** Task goal **
Restate the full listing word for word and leave the pictures out.
━━━━━━━━
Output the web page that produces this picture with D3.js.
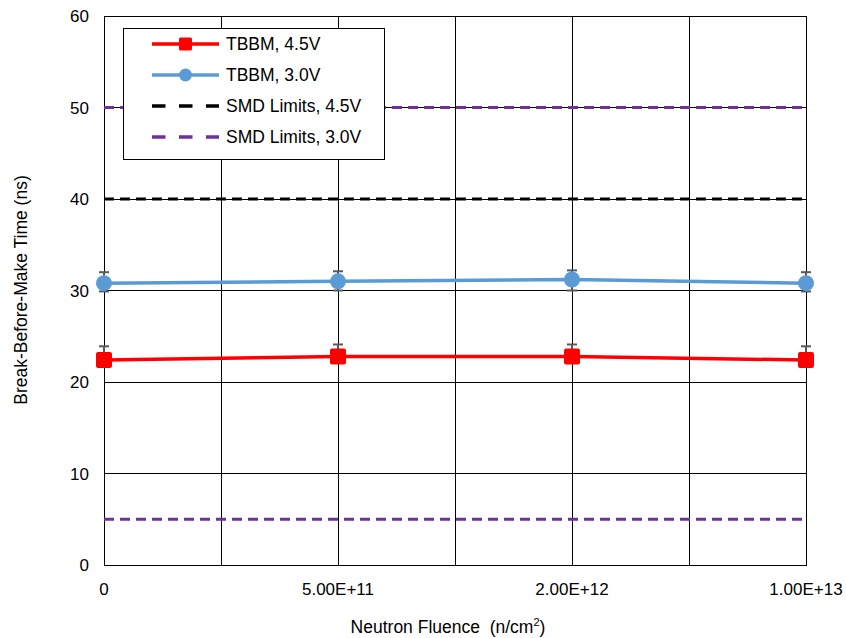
<!DOCTYPE html>
<html><head><meta charset="utf-8">
<script src="https://cdn.jsdelivr.net/npm/d3@7"></script>
<style>body{margin:0;background:#fff}svg{display:block}text{font-family:"Liberation Sans",Arial,sans-serif;fill:#000;white-space:pre}</style>
</head><body>
<svg id="c" width="846" height="638"></svg>
<script>
const categories = ["0", "5.00E+11", "2.00E+12", "1.00E+13"];
const tbbm45 = [22.4, 22.8, 22.8, 22.4];
const tbbm45ErrPlus = [1.5, 1.3, 1.3, 1.5];
const tbbm45ErrMinus = [0, 0, 0, 0];
const tbbm30 = [30.8, 31.0, 31.2, 30.8];
const tbbm30ErrPlus = [1.2, 1.1, 1.0, 1.2];
const tbbm30ErrMinus = [0.9, 1.0, 1.2, 0.9];
const smd45 = 40;
const smd30 = [50, 5];
const yTicks = [0, 10, 20, 30, 40, 50, 60];
const seriesNames = ["TBBM, 4.5V", "TBBM, 3.0V", "SMD Limits, 4.5V", "SMD Limits, 3.0V"];

const svg = d3.select("#c");
const L = 104, R = 806, T = 16, B = 565;
const x = d3.scalePoint().domain(categories).range([L, R]).padding(0);
const y = d3.scaleLinear().domain([0, 60]).range([B, T]);
const step = x.step();

// gridlines
const g = svg.append("g");
yTicks.forEach(v => g.append("line").attr("x1", L).attr("x2", R).attr("y1", y(v)).attr("y2", y(v)).attr("stroke", "#000").attr("stroke-width", 1).attr("shape-rendering","crispEdges"));
const vx = [];
categories.forEach((c, i) => { vx.push(x(c)); if (i < categories.length - 1) vx.push(x(c) + step / 2); });
vx.forEach(px => g.append("line").attr("x1", px).attr("x2", px).attr("y1", T).attr("y2", B).attr("stroke", "#000").attr("stroke-width", 1).attr("shape-rendering","crispEdges"));
svg.append("rect").attr("x", L).attr("y", T).attr("width", R - L).attr("height", B - T).attr("fill", "none").attr("stroke", "#000").attr("stroke-width", 1).attr("shape-rendering","crispEdges");

// y tick labels
yTicks.forEach(v => svg.append("text").attr("x", 89).attr("y", y(v) + 6).attr("text-anchor", "end").attr("font-size", 17).text(v));
// x tick labels
categories.forEach(c => svg.append("text").attr("x", x(c)).attr("y", 595).attr("text-anchor", "middle").attr("font-size", 17).text(c));

// axis titles
svg.append("text").attr("transform", `translate(27,290) rotate(-90)`).attr("text-anchor", "middle").attr("font-size", 17.5).text("Break-Before-Make Time (ns)");
const xt = svg.append("text").attr("x", 448).attr("y", 633).attr("text-anchor", "middle").attr("font-size", 17.5);
xt.append("tspan").text("Neutron Fluence\u00A0\u00A0(n/cm");
xt.append("tspan").attr("dy", -7).attr("font-size", 11).text("2");
xt.append("tspan").attr("dy", 7).text(")");

// dashed limits
const dash = "10,6";
svg.append("line").attr("x1", L).attr("x2", R).attr("y1", y(smd45)).attr("y2", y(smd45)).attr("stroke", "#000").attr("stroke-width", 3).attr("stroke-dasharray", dash);
smd30.forEach(v => svg.append("line").attr("x1", L).attr("x2", R).attr("y1", y(v)).attr("y2", y(v)).attr("stroke", "#7030A0").attr("stroke-width", 3).attr("stroke-dasharray", dash));

const line = d3.line().x((d, i) => x(categories[i])).y(d => y(d));

function errBars(vals, plus, minus) {
  vals.forEach((v, i) => {
    const cx = x(categories[i]);
    const eg = svg.append("g").attr("stroke", "#595959").attr("stroke-width", 2);
    if (plus[i] > 0) {
      eg.append("line").attr("x1", cx).attr("x2", cx).attr("y1", y(v)).attr("y2", y(v + plus[i]));
      eg.append("line").attr("x1", cx - 5).attr("x2", cx + 5).attr("y1", y(v + plus[i])).attr("y2", y(v + plus[i]));
    }
    if (minus[i] > 0) {
      eg.append("line").attr("x1", cx).attr("x2", cx).attr("y1", y(v)).attr("y2", y(v - minus[i]));
      eg.append("line").attr("x1", cx - 5).attr("x2", cx + 5).attr("y1", y(v - minus[i])).attr("y2", y(v - minus[i]));
    }
  });
}

// blue series
errBars(tbbm30, tbbm30ErrPlus, tbbm30ErrMinus);
svg.append("path").datum(tbbm30).attr("d", line).attr("fill", "none").attr("stroke", "#5B9BD5").attr("stroke-width", 3.5);
tbbm30.forEach((v, i) => svg.append("circle").attr("cx", x(categories[i])).attr("cy", y(v)).attr("r", 8).attr("fill", "#5B9BD5"));

// red series
errBars(tbbm45, tbbm45ErrPlus, tbbm45ErrMinus);
svg.append("path").datum(tbbm45).attr("d", line).attr("fill", "none").attr("stroke", "#FF0000").attr("stroke-width", 3.5);
tbbm45.forEach((v, i) => svg.append("rect").attr("x", x(categories[i]) - 8).attr("y", y(v) - 8).attr("width", 16).attr("height", 16).attr("rx", 2).attr("fill", "#FF0000"));

// legend
const lg = svg.append("g");
lg.append("rect").attr("x", 123.5).attr("y", 28.5).attr("width", 261).attr("height", 131).attr("fill", "#fff").attr("stroke", "#000").attr("stroke-width", 1);
const rowsY = [44, 75, 106, 137];
const lx1 = 152, lx2 = 219, lmid = (lx1 + lx2) / 2;
// row 0
lg.append("line").attr("x1", lx1).attr("x2", lx2).attr("y1", rowsY[0]).attr("y2", rowsY[0]).attr("stroke", "#FF0000").attr("stroke-width", 3.5);
lg.append("rect").attr("x", lmid - 6.5).attr("y", rowsY[0] - 6.5).attr("width", 13).attr("height", 13).attr("rx", 1.5).attr("fill", "#FF0000");
// row 1
lg.append("line").attr("x1", lx1).attr("x2", lx2).attr("y1", rowsY[1]).attr("y2", rowsY[1]).attr("stroke", "#5B9BD5").attr("stroke-width", 3.5);
lg.append("circle").attr("cx", lmid).attr("cy", rowsY[1]).attr("r", 6.5).attr("fill", "#5B9BD5");
// rows 2,3
lg.append("line").attr("x1", lx1).attr("x2", lx2).attr("y1", rowsY[2]).attr("y2", rowsY[2]).attr("stroke", "#000").attr("stroke-width", 3.5).attr("stroke-dasharray", "13.5,13.5");
lg.append("line").attr("x1", lx1).attr("x2", lx2).attr("y1", rowsY[3]).attr("y2", rowsY[3]).attr("stroke", "#7030A0").attr("stroke-width", 3.5).attr("stroke-dasharray", "13.5,13.5");
seriesNames.forEach((n, i) => lg.append("text").attr("x", 226).attr("y", rowsY[i] + 6).attr("font-size", 17.5).text(n));
</script>
</body></html>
━━━━━━━━
** Response for this exercise **
Output the web page that produces this picture with D3.js.
<!DOCTYPE html>
<html><head><meta charset="utf-8">
<script src="https://cdn.jsdelivr.net/npm/d3@7"></script>
<style>body{margin:0;background:#fff}svg{display:block}text{font-family:"Liberation Sans",Arial,sans-serif;fill:#000;white-space:pre}</style>
</head><body>
<svg id="c" width="846" height="638"></svg>
<script>
const categories = ["0", "5.00E+11", "2.00E+12", "1.00E+13"];
const tbbm45 = [22.4, 22.8, 22.8, 22.4];
const tbbm45ErrPlus = [1.5, 1.3, 1.3, 1.5];
const tbbm45ErrMinus = [0, 0, 0, 0];
const tbbm30 = [30.8, 31.0, 31.2, 30.8];
const tbbm30ErrPlus = [1.2, 1.1, 1.0, 1.2];
const tbbm30ErrMinus = [0.9, 1.0, 1.2, 0.9];
const smd45 = 40;
const smd30 = [50, 5];
const yTicks = [0, 10, 20, 30, 40, 50, 60];
const seriesNames = ["TBBM, 4.5V", "TBBM, 3.0V", "SMD Limits, 4.5V", "SMD Limits, 3.0V"];

const svg = d3.select("#c");
const L = 104, R = 806, T = 16, B = 565;
const x = d3.scalePoint().domain(categories).range([L, R]).padding(0);
const y = d3.scaleLinear().domain([0, 60]).range([B, T]);
const step = x.step();

// gridlines
const g = svg.append("g");
yTicks.forEach(v => g.append("line").attr("x1", L).attr("x2", R).attr("y1", y(v)).attr("y2", y(v)).attr("stroke", "#000").attr("stroke-width", 1).attr("shape-rendering","crispEdges"));
const vx = [];
categories.forEach((c, i) => { vx.push(x(c)); if (i < categories.length - 1) vx.push(x(c) + step / 2); });
vx.forEach(px => g.append("line").attr("x1", px).attr("x2", px).attr("y1", T).attr("y2", B).attr("stroke", "#000").attr("stroke-width", 1).attr("shape-rendering","crispEdges"));
svg.append("rect").attr("x", L).attr("y", T).attr("width", R - L).attr("height", B - T).attr("fill", "none").attr("stroke", "#000").attr("stroke-width", 1).attr("shape-rendering","crispEdges");

// y tick labels
yTicks.forEach(v => svg.append("text").attr("x", 89).attr("y", y(v) + 6).attr("text-anchor", "end").attr("font-size", 17).text(v));
// x tick labels
categories.forEach(c => svg.append("text").attr("x", x(c)).attr("y", 595).attr("text-anchor", "middle").attr("font-size", 17).text(c));

// axis titles
svg.append("text").attr("transform", `translate(27,290) rotate(-90)`).attr("text-anchor", "middle").attr("font-size", 17.5).text("Break-Before-Make Time (ns)");
const xt = svg.append("text").attr("x", 448).attr("y", 633).attr("text-anchor", "middle").attr("font-size", 17.5);
xt.append("tspan").text("Neutron Fluence\u00A0\u00A0(n/cm");
xt.append("tspan").attr("dy", -7).attr("font-size", 11).text("2");
xt.append("tspan").attr("dy", 7).text(")");

// dashed limits
const dash = "10,6";
svg.append("line").attr("x1", L).attr("x2", R).attr("y1", y(smd45)).attr("y2", y(smd45)).attr("stroke", "#000").attr("stroke-width", 3).attr("stroke-dasharray", dash);
smd30.forEach(v => svg.append("line").attr("x1", L).attr("x2", R).attr("y1", y(v)).attr("y2", y(v)).attr("stroke", "#7030A0").attr("stroke-width", 3).attr("stroke-dasharray", dash));

const line = d3.line().x((d, i) => x(categories[i])).y(d => y(d));

function errBars(vals, plus, minus) {
  vals.forEach((v, i) => {
    const cx = x(categories[i]);
    const eg = svg.append("g").attr("stroke", "#595959").attr("stroke-width", 2);
    if (plus[i] > 0) {
      eg.append("line").attr("x1", cx).attr("x2", cx).attr("y1", y(v)).attr("y2", y(v + plus[i]));
      eg.append("line").attr("x1", cx - 5).attr("x2", cx + 5).attr("y1", y(v + plus[i])).attr("y2", y(v + plus[i]));
    }
    if (minus[i] > 0) {
      eg.append("line").attr("x1", cx).attr("x2", cx).attr("y1", y(v)).attr("y2", y(v - minus[i]));
      eg.append("line").attr("x1", cx - 5).attr("x2", cx + 5).attr("y1", y(v - minus[i])).attr("y2", y(v - minus[i]));
    }
  });
}

// blue series
errBars(tbbm30, tbbm30ErrPlus, tbbm30ErrMinus);
svg.append("path").datum(tbbm30).attr("d", line).attr("fill", "none").attr("stroke", "#5B9BD5").attr("stroke-width", 3.5);
tbbm30.forEach((v, i) => svg.append("circle").attr("cx", x(categories[i])).attr("cy", y(v)).attr("r", 8).attr("fill", "#5B9BD5"));

// red series
errBars(tbbm45, tbbm45ErrPlus, tbbm45ErrMinus);
svg.append("path").datum(tbbm45).attr("d", line).attr("fill", "none").attr("stroke", "#FF0000").attr("stroke-width", 3.5);
tbbm45.forEach((v, i) => svg.append("rect").attr("x", x(categories[i]) - 8).attr("y", y(v) - 8).attr("width", 16).attr("height", 16).attr("rx", 2).attr("fill", "#FF0000"));

// legend
const lg = svg.append("g");
lg.append("rect").attr("x", 123.5).attr("y", 28.5).attr("width", 261).attr("height", 131).attr("fill", "#fff").attr("stroke", "#000").attr("stroke-width", 1);
const rowsY = [44, 75, 106, 137];
const lx1 = 152, lx2 = 219, lmid = (lx1 + lx2) / 2;
// row 0
lg.append("line").attr("x1", lx1).attr("x2", lx2).attr("y1", rowsY[0]).attr("y2", rowsY[0]).attr("stroke", "#FF0000").attr("stroke-width", 3.5);
lg.append("rect").attr("x", lmid - 6.5).attr("y", rowsY[0] - 6.5).attr("width", 13).attr("height", 13).attr("rx", 1.5).attr("fill", "#FF0000");
// row 1
lg.append("line").attr("x1", lx1).attr("x2", lx2).attr("y1", rowsY[1]).attr("y2", rowsY[1]).attr("stroke", "#5B9BD5").attr("stroke-width", 3.5);
lg.append("circle").attr("cx", lmid).attr("cy", rowsY[1]).attr("r", 6.5).attr("fill", "#5B9BD5");
// rows 2,3
lg.append("line").attr("x1", lx1).attr("x2", lx2).attr("y1", rowsY[2]).attr("y2", rowsY[2]).attr("stroke", "#000").attr("stroke-width", 3.5).attr("stroke-dasharray", "13.5,13.5");
lg.append("line").attr("x1", lx1).attr("x2", lx2).attr("y1", rowsY[3]).attr("y2", rowsY[3]).attr("stroke", "#7030A0").attr("stroke-width", 3.5).attr("stroke-dasharray", "13.5,13.5");
seriesNames.forEach((n, i) => lg.append("text").attr("x", 226).attr("y", rowsY[i] + 6).attr("font-size", 17.5).text(n));
</script>
</body></html>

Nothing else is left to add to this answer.